■ **WHAT YOU HAVE TO DO**:
Output the data below in full, byte for byte. Nothing may differ.

******************************

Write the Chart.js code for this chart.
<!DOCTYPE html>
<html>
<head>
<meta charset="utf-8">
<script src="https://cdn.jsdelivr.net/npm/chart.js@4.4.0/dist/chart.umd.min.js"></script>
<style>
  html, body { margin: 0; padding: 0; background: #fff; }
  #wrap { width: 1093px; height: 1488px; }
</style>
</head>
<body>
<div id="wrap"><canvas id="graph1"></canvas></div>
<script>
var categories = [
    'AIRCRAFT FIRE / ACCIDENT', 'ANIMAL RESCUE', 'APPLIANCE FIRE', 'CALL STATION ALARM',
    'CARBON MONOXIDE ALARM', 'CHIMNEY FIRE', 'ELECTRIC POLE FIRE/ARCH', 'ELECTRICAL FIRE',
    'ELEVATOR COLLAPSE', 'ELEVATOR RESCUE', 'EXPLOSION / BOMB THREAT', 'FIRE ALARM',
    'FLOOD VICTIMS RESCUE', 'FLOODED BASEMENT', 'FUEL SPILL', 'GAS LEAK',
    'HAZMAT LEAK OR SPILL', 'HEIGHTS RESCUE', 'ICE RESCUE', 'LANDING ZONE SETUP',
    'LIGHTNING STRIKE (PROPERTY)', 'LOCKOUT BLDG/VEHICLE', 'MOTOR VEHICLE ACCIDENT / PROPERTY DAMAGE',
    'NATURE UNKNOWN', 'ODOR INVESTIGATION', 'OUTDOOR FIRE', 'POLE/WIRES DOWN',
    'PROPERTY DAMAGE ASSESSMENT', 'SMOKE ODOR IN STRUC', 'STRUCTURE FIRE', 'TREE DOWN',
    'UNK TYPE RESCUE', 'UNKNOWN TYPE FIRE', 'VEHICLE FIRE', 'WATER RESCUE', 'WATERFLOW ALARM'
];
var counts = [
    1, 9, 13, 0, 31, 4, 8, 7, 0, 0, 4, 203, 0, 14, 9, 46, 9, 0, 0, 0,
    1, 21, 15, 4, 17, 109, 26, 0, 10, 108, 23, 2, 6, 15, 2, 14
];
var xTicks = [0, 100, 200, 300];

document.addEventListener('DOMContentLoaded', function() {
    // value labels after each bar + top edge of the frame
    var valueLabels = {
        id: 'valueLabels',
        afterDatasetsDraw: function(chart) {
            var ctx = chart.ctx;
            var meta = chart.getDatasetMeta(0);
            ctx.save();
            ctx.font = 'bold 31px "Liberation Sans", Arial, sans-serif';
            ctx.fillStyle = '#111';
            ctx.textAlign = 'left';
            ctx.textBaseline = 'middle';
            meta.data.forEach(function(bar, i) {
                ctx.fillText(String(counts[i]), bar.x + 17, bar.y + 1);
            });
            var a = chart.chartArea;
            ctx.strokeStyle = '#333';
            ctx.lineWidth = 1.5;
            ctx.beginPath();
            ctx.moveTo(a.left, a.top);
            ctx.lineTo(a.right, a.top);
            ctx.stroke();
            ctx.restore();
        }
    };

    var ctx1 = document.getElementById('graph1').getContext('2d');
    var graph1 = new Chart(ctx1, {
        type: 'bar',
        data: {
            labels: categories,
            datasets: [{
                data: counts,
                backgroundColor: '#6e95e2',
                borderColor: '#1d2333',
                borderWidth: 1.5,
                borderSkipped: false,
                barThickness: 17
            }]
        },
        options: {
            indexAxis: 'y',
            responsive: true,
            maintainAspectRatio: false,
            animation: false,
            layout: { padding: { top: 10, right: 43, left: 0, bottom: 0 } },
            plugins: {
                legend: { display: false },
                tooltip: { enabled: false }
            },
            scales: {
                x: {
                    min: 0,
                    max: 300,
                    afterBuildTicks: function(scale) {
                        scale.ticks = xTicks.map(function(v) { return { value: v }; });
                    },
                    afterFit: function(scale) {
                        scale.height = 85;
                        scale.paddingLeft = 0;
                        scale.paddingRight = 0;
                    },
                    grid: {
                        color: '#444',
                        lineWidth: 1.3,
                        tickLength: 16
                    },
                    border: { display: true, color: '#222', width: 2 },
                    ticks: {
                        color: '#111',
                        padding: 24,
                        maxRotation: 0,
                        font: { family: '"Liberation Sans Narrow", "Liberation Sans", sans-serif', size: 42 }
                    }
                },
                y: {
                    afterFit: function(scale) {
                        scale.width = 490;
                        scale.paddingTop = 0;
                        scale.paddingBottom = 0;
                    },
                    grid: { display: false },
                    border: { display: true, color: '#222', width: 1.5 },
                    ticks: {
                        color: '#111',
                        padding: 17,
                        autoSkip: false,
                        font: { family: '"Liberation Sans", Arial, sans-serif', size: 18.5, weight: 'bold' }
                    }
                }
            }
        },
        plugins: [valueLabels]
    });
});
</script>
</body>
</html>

******************************

■ **TASK RESULT**:
Write the Chart.js code for this chart.
<!DOCTYPE html>
<html>
<head>
<meta charset="utf-8">
<script src="https://cdn.jsdelivr.net/npm/chart.js@4.4.0/dist/chart.umd.min.js"></script>
<style>
  html, body { margin: 0; padding: 0; background: #fff; }
  #wrap { width: 1093px; height: 1488px; }
</style>
</head>
<body>
<div id="wrap"><canvas id="graph1"></canvas></div>
<script>
var categories = [
    'AIRCRAFT FIRE / ACCIDENT', 'ANIMAL RESCUE', 'APPLIANCE FIRE', 'CALL STATION ALARM',
    'CARBON MONOXIDE ALARM', 'CHIMNEY FIRE', 'ELECTRIC POLE FIRE/ARCH', 'ELECTRICAL FIRE',
    'ELEVATOR COLLAPSE', 'ELEVATOR RESCUE', 'EXPLOSION / BOMB THREAT', 'FIRE ALARM',
    'FLOOD VICTIMS RESCUE', 'FLOODED BASEMENT', 'FUEL SPILL', 'GAS LEAK',
    'HAZMAT LEAK OR SPILL', 'HEIGHTS RESCUE', 'ICE RESCUE', 'LANDING ZONE SETUP',
    'LIGHTNING STRIKE (PROPERTY)', 'LOCKOUT BLDG/VEHICLE', 'MOTOR VEHICLE ACCIDENT / PROPERTY DAMAGE',
    'NATURE UNKNOWN', 'ODOR INVESTIGATION', 'OUTDOOR FIRE', 'POLE/WIRES DOWN',
    'PROPERTY DAMAGE ASSESSMENT', 'SMOKE ODOR IN STRUC', 'STRUCTURE FIRE', 'TREE DOWN',
    'UNK TYPE RESCUE', 'UNKNOWN TYPE FIRE', 'VEHICLE FIRE', 'WATER RESCUE', 'WATERFLOW ALARM'
];
var counts = [
    1, 9, 13, 0, 31, 4, 8, 7, 0, 0, 4, 203, 0, 14, 9, 46, 9, 0, 0, 0,
    1, 21, 15, 4, 17, 109, 26, 0, 10, 108, 23, 2, 6, 15, 2, 14
];
var xTicks = [0, 100, 200, 300];

document.addEventListener('DOMContentLoaded', function() {
    // value labels after each bar + top edge of the frame
    var valueLabels = {
        id: 'valueLabels',
        afterDatasetsDraw: function(chart) {
            var ctx = chart.ctx;
            var meta = chart.getDatasetMeta(0);
            ctx.save();
            ctx.font = 'bold 31px "Liberation Sans", Arial, sans-serif';
            ctx.fillStyle = '#111';
            ctx.textAlign = 'left';
            ctx.textBaseline = 'middle';
            meta.data.forEach(function(bar, i) {
                ctx.fillText(String(counts[i]), bar.x + 17, bar.y + 1);
            });
            var a = chart.chartArea;
            ctx.strokeStyle = '#333';
            ctx.lineWidth = 1.5;
            ctx.beginPath();
            ctx.moveTo(a.left, a.top);
            ctx.lineTo(a.right, a.top);
            ctx.stroke();
            ctx.restore();
        }
    };

    var ctx1 = document.getElementById('graph1').getContext('2d');
    var graph1 = new Chart(ctx1, {
        type: 'bar',
        data: {
            labels: categories,
            datasets: [{
                data: counts,
                backgroundColor: '#6e95e2',
                borderColor: '#1d2333',
                borderWidth: 1.5,
                borderSkipped: false,
                barThickness: 17
            }]
        },
        options: {
            indexAxis: 'y',
            responsive: true,
            maintainAspectRatio: false,
            animation: false,
            layout: { padding: { top: 10, right: 43, left: 0, bottom: 0 } },
            plugins: {
                legend: { display: false },
                tooltip: { enabled: false }
            },
            scales: {
                x: {
                    min: 0,
                    max: 300,
                    afterBuildTicks: function(scale) {
                        scale.ticks = xTicks.map(function(v) { return { value: v }; });
                    },
                    afterFit: function(scale) {
                        scale.height = 85;
                        scale.paddingLeft = 0;
                        scale.paddingRight = 0;
                    },
                    grid: {
                        color: '#444',
                        lineWidth: 1.3,
                        tickLength: 16
                    },
                    border: { display: true, color: '#222', width: 2 },
                    ticks: {
                        color: '#111',
                        padding: 24,
                        maxRotation: 0,
                        font: { family: '"Liberation Sans Narrow", "Liberation Sans", sans-serif', size: 42 }
                    }
                },
                y: {
                    afterFit: function(scale) {
                        scale.width = 490;
                        scale.paddingTop = 0;
                        scale.paddingBottom = 0;
                    },
                    grid: { display: false },
                    border: { display: true, color: '#222', width: 1.5 },
                    ticks: {
                        color: '#111',
                        padding: 17,
                        autoSkip: false,
                        font: { family: '"Liberation Sans", Arial, sans-serif', size: 18.5, weight: 'bold' }
                    }
                }
            }
        },
        plugins: [valueLabels]
    });
});
</script>
</body>
</html>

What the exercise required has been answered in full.